Could be. I wonder if the needed focus for that last five percent is gone. I'm not sure I've ever had it together for that last five percent, but something's been taken off the top, that one last tug that pulls it together.

I did watch the Spike Jonze, Nicholas Cage, Meryl Streep movie Adaptation yesterday. It was good. Uneven and unsatisfying in places, but one or two fascinating observations made by a character who's in the middle of a muddy morass of motivation and plot, a snake eating his own tail, a writer fighting to write about a writer who's fighting to write about, well, what? Orchids? It left you wondering - good? bad? high? low? Michaelangelo? The nature of obsession, the line between fiction and reality, thoughts you have when you spend too much time in front of a keyboard? Was there really a twin brother or was this another Fight Club? Or, once you've seen the Fight Club, once you think, even once, in Fight Club terms, is everything then another Fight Club? Interesting. Probably the latter, but is there a difference?

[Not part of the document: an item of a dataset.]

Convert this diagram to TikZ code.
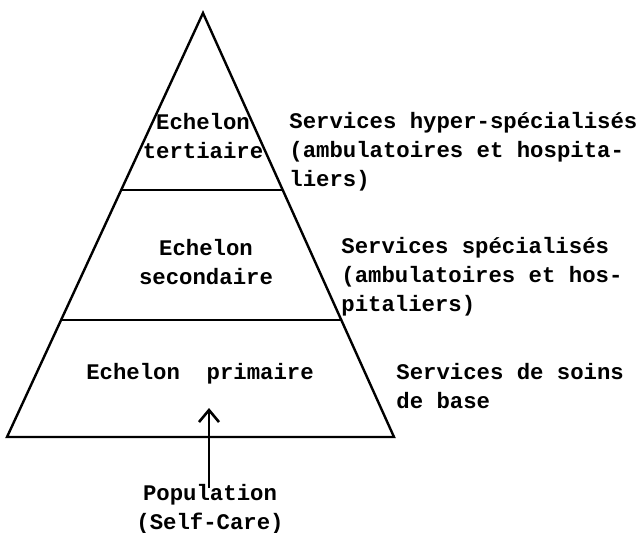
\documentclass[tikz,border=0pt]{standalone}
\usepackage{fontspec}
\setmonofont{Liberation Mono}
\usepackage{tikz}
\usetikzlibrary{calc, positioning, arrows.meta}
\def\pyrline{1.2pt}
\tikzstyle{every node}=[font=\ttfamily\bfseries\fontsize{11.15}{14.5}\selectfont, inner sep=0pt]
\tikzstyle{echelon text}=[align=center]
\tikzstyle{service text}=[align=left, anchor=west]
\tikzstyle{pyramid}=[line width=\pyrline, line join=miter]

\begin{document}
\begin{tikzpicture}[x=0.5pt, y=-0.5pt]
			\useasboundingbox (0,0) rectangle (640,532);

			% Corners of the pyramid
			\coordinate (apex) at (203,13);
			\coordinate (base-l) at (7,437);
			\coordinate (base-r) at (394,437);

			% Draw the outline and the two dividing lines
			\draw[pyramid] (apex) -- (base-r) -- (base-l) -- cycle;
			\draw[pyramid] ($(apex)!0.4175!(base-l)$) -- ($(apex)!0.4175!(base-r)$);
			\draw[pyramid] ($(apex)!0.724!(base-l)$) -- ($(apex)!0.724!(base-r)$);

			% Name the levels inside the pyramid
			\node[echelon text] (tert) at (203,136) {Echelon\\tertiaire};
			\node[echelon text] (sec) at (206,262) {Echelon\\secondaire};
			\node[echelon text] (prim) at (200,374) {Echelon~~primaire};

			% Services beside each level
			\node[service text] (s-tert) at (289,152) {Services hyper-spécialisés\\(ambulatoires et hospita-\\liers)};
			\node[service text] (s-sec) at (341,277) {Services spécialisés\\(ambulatoires et hos-\\pitaliers)};
			\node[service text] (s-prim) at (396,386) {Services de soins\\de base};

			% Population below, pointing up into the base
			\node[echelon text] (pop) at (210,509) {Population\\(Self-Care)};
			\coordinate (tip) at (209,408);
			\draw[line width=1pt, -{Straight Barb[length=6pt, width=10pt, line width=1.3pt]}] ([yshift=-2pt]pop.north -| tip) -- (tip);
		\end{tikzpicture}
\end{document}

Cage wrestling with his screenplay - acted over the top, acted under the top - the screenwriter who wrote Inside John Malkovich's Brain, you have to expect something (you hope to find something) different. Malkovich was better was a first thought, tighter in many ways, but there are many ways to judge a movie and which "ways" are more important, what's meant by better? This one was, well, interesting. Made me want to write the Great American Novel. I'm thinking of calling it Vertigo.

 
The photograph was taken at the San Francisco Carnaval parade.